Las Vegas Sun

May 4, 2024

Try Again

Recount captures the details but fails to make a connection

Recount

It’s surprising that it’s taken nearly eight years for someone to make a movie about the 2000 presidential election dispute. We’ve already had several about the more recent and much more traumatic 9/11 attacks, and the Florida vote recount seems like an issue that would be far less touchy and emotional. Yet the new TV movie Recount (HBO, May 25, 9 p.m.) takes such a balanced, cautious approach to the subject matter that you’d think it was the Holocaust rather than a controversy over how votes were processed and counted.

Some Democrats have objected to their portrayal in the film, but the truth is that almost no one comes off well in the script by first-time writer Danny Strong. As soon as it becomes clear that the vote in Florida is too close to call, advisors to both Al Gore and George W. Bush are depicted as sometimes clueless, sometimes petty, sometimes underhanded—but very rarely noble or patriotic. The primary exception to that is Ron Klain (Kevin Spacey), the lawyer who headed up the Gore recount campaign and who serves as the film’s main character. Strong and director Jay Roach portray Klain as a remarkably dedicated man who sticks to his principles in the face of criticism from his superiors, and who wages a fair battle against Bush strategist James Baker (Tom Wilkinson), a far more ruthless political player.

Even Klain doesn’t come off as much of a character here; outside of an early scene or two with his wife and a nicely understated emotional response to Gore’s finally conceding, he’s all business, just another conduit for Strong and Roach to convey the dizzying array of tactics both sides employed in attempting to prevail. You’d think that a situation as inherently absurd as this would be ripe for satire in the vein of Primary Colors or Charlie Wilson’s War, and you’d doubly expect to get some from Roach, director of the Austin Powers films, as well as Meet the Parents and Meet the Fockers. But Recount is almost entirely devoid of humor, instead focused intently on detailing every incremental move made by each of the participants. So there is lots of discussion of legal minutiae, but almost no sense of why that minutiae is worth caring about, or who the people discussing it are.

The one area where the movie does dip into comedy is in its clumsy portrayal of Florida Secretary of State Katherine Harris, the object of much ridicule during the recount process for her gaudy makeup and wardrobe and seemingly befuddled approach to government. Laura Dern plays Harris with a cartoonish sneer more befitting a comedy sketch than a serious film. The rest of the cast—including Spacey, Wilkinson, Denis Leary and Ed Begley Jr.—turn in fine but mostly unexceptional performances, although Spacey does imbue Klain with more personality than the script has to offer.
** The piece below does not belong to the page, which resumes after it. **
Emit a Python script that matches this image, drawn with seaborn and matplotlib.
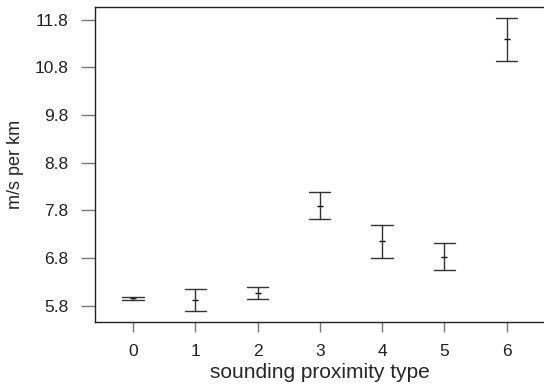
import matplotlib
matplotlib.use('Agg')
import matplotlib.pyplot as plt
import seaborn as sns
import numpy as np
import pandas as pd

# summary values (m/s per km)
proximity_types = ['0', '1', '2', '3', '4', '5', '6']
means = [5.955, 5.92, 6.07, 7.89, 7.15, 6.83, 11.39]
lower = [5.92, 5.70, 5.94, 7.62, 6.80, 6.56, 10.93]
upper = [5.98, 6.15, 6.19, 8.18, 7.50, 7.12, 11.84]
y_ticks = [5.8, 6.8, 7.8, 8.8, 9.8, 10.8, 11.8]

# long table: the median of (lower, mean, upper) is the mean, min/max the bar ends
rows = []
for t, lo, m, hi in zip(proximity_types, lower, means, upper):
    for v in (lo, m, hi):
        rows.append({'type': t, 'value': v})
df = pd.DataFrame(rows)

sns.set_style('white')
plt.rcParams['font.family'] = ['Liberation Sans', 'DejaVu Sans']

fig = plt.figure(figsize=(5.44, 3.87), dpi=100)
ax = fig.add_axes([0.1746, 0.168, 0.8254, 0.814])

sns.pointplot(data=df, x='type', y='value', order=proximity_types,
              estimator=np.median, errorbar=lambda x: (x.min(), x.max()),
              linestyle='none', marker='_', markersize=4, markeredgewidth=1.0,
              color='black', capsize=0.34,
              err_kws={'linewidth': 1.0, 'color': '#333333'}, ax=ax)

ax.set_xlim(-0.61, 6.6)
ax.set_ylim(5.46, 12.07)
ax.set_yticks(y_ticks)
ax.set_yticklabels([f'{v:.1f}' for v in y_ticks])

ax.set_xlabel('sounding proximity type', fontsize=15, labelpad=3)
ax.set_ylabel('m/s per km', fontsize=13, labelpad=8)
ax.tick_params(axis='both', labelsize=12.5, colors='#222222')
ax.tick_params(axis='y', length=10, width=1, color='#777777', pad=9, left=True)
ax.tick_params(axis='x', length=7.5, width=1, color='#777777', pad=8, bottom=True)

for side in ['left', 'bottom', 'top']:
    ax.spines[side].set_color('#222222')
    ax.spines[side].set_linewidth(1)
ax.spines['right'].set_visible(False)

plt.savefig('out.png', dpi=100)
With all the lawsuits and countersuits, court appearances, machine recounts, hand recounts, stops and starts, eventually the movie becomes as tedious as the recount process itself, and while it may be a little more sympathetic to Gore’s side than to Bush’s, it never stakes out an ideological position to justify its existence. It’s one thing to memorialize something like 9/11 with a movie that simply states, “This happened,” but the recount cries out for a hook or perspective that does more than just reiterate what we already saw dozens of times on CNN.